The “Modern Love” column in the Sunday New York Times is a moral sewer. It is a place where people who otherwise have nothing to write about are encouraged to turn their most private business (or, just as often, other people’s most private business) into a cheap first-person diversion.

The

most recent one

, though, sinks lower than the usual selling out of an ex or airing of secret family tensions. It starts off like any other one in the Stella Getting Her Groove Back subgenre, the middle-aged writer lady telling about how she found hot sex with a younger man (a

go-to theme

in “Modern Love”): writer Leah Hanes is checking out “mostly male twentysomethings from Brooklyn” at an Obama event. Hanes had been depressed, she writes.
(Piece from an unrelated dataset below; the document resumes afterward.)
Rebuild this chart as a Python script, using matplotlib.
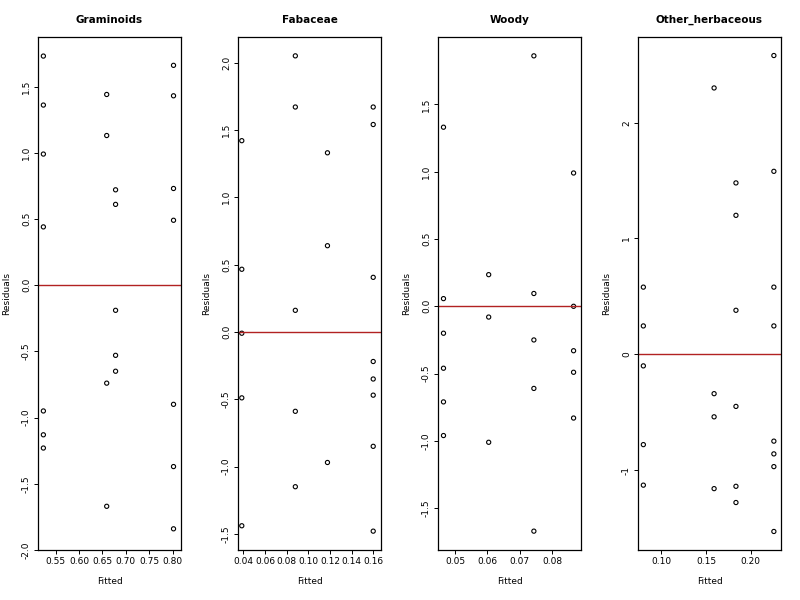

And then—

It was all too much; I felt I’d lost everything. The shock of my only child’s sudden death 19 months earlier at age 6 had worn off, the distractions I’d used to keep the full horror at bay finally gone. And while the losses that followed — my 17-year marriage, our “dream house,” my job, several friends — were comparatively minor, collectively it was devastating. Our two cats must have agreed, as they both died, too.

Some things can be turned into framing boilerplate. The death of one’s child is not one of those things. Hanes deserves absolution for this; one thing I have learned since becoming a parent is that the very idea of losing a child is unimaginably horrifying. It is the worst thing that can happen, and it is unfair to judge someone else for writing about it one way or another.

The editor, on the other hand—the editor who gets a writer to bury her child in a subordinate clause, who treats it as a piece of stage business to be gotten out of the way en route to a story of “rolling around half-naked on his building’s roof,” of feeling like “the lioness returning victorious from the hunt”—the editor is a monster.